Famous map with the name Ulimaroa used for the Australian continent .
Djurberg published the first Swedish map in 1780 (Tooley 446. p.58), which showed Cook's first voyage discoveries in Australia and the Pacific. He applied the name Ulimaroa to the Australian mainland, propagating its use by various mapmakers well into the 19th century.
Djurberg's use of the name was based on Cook's account of his time in New Zealand 'the large island Ulimaroa, which in old geographies is known as New Holland. On page 436 of Hawkesworth's rendition of Cook's first voyage, Ulimaroa is mentioned as the biggest island in the world. I should give a reason for this name. This land is called New Holland in a lot of maps, but for what reason I do not know; there is no similarity between Holland in Europe and this land, neither in size nor in the area's character.
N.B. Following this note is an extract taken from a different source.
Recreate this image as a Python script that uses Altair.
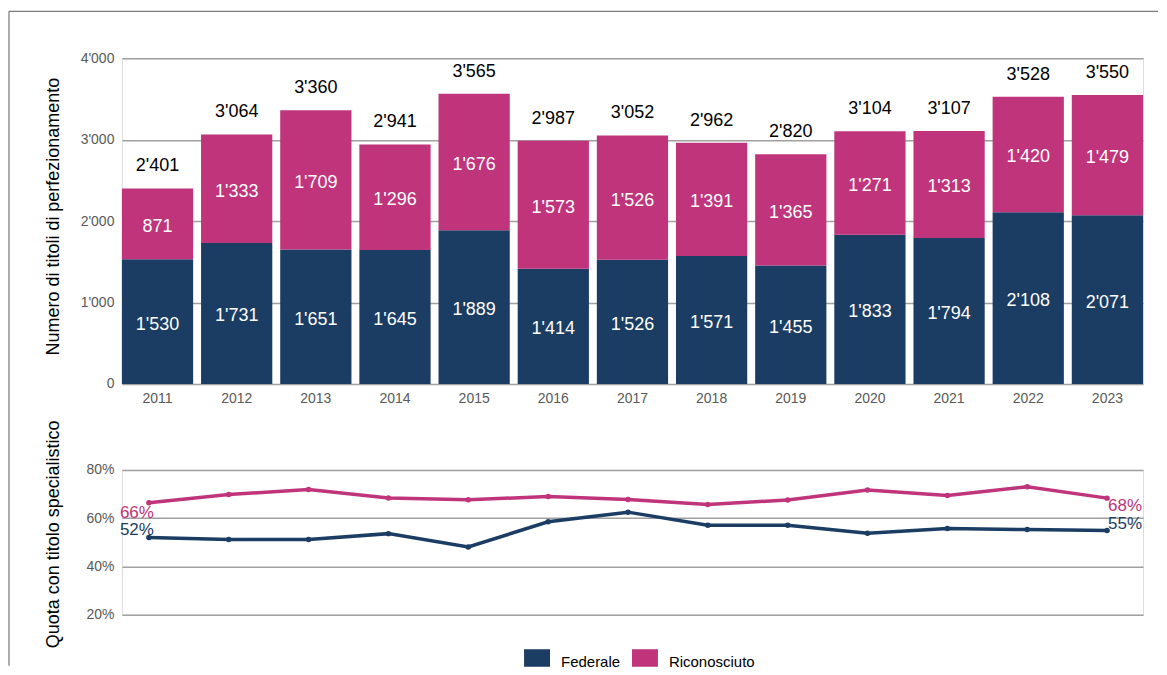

You find in the account of the famous English sailor Cook's journeys that when he was on the northern coast of New Zealand, he asked the inhabitants there if they knew any other country, to which they replied that to the north-west of their home, a quite large land was located, which they called Ulimaroa. I have decided to maintain this name as given to this land by its neighbours; besides it is better than New Holland.'
The two passages in the published account of James Cook's first voyage, by Hawkesworth in 1773, relating to Ulimaroa are:
Saturday 5 February 1769, Volume 2, page 372:
'This place we concluded to be the land difcovered by Tafman, which he called CAPE MARIA VAN DIEMEN, and finding thefe people fo intelligent, we inquired farther, if they knew of any country befides their own: they anfwered, that they never had vifisted any other, but that their anceftors had told them, that to the N.W. by N., or N.N.W. there was a country of great extent, called Ulimaroa, which people had failed in a very large canoe...'
Monday 5 February 1770, Volume 2, page 402:
'When we were under fail, our old man aTopaa came on board to take his leave of us, and as we were ftill defirous of making farther enquiries whether any memory of Tafman had been preferved among thefe people, Tupia was directed to afk him whether he had ever heard that fuch a veffel as ours had vifited the country. To this he replied in the negative, but faid, that his anceftors had told him there had once come to this place a fmall veffel, from a distant country, called Ulimaroa, in which were four men, who, upon coming on fhore, were all killed: upon being afked where this diftant land lay, he pointed to the northward. Of Ulimaroa we had heard fome-thing before, from people about the Bay of Iflands, who faid that their anceftors had vifisted it; and Tupia had alfo talked to us of Ulimaroa....' sic
Clancy p.100, ill. 6.38, Hawkesworth Vol. 2, p. 372 & 402, Tooley 446, p.58.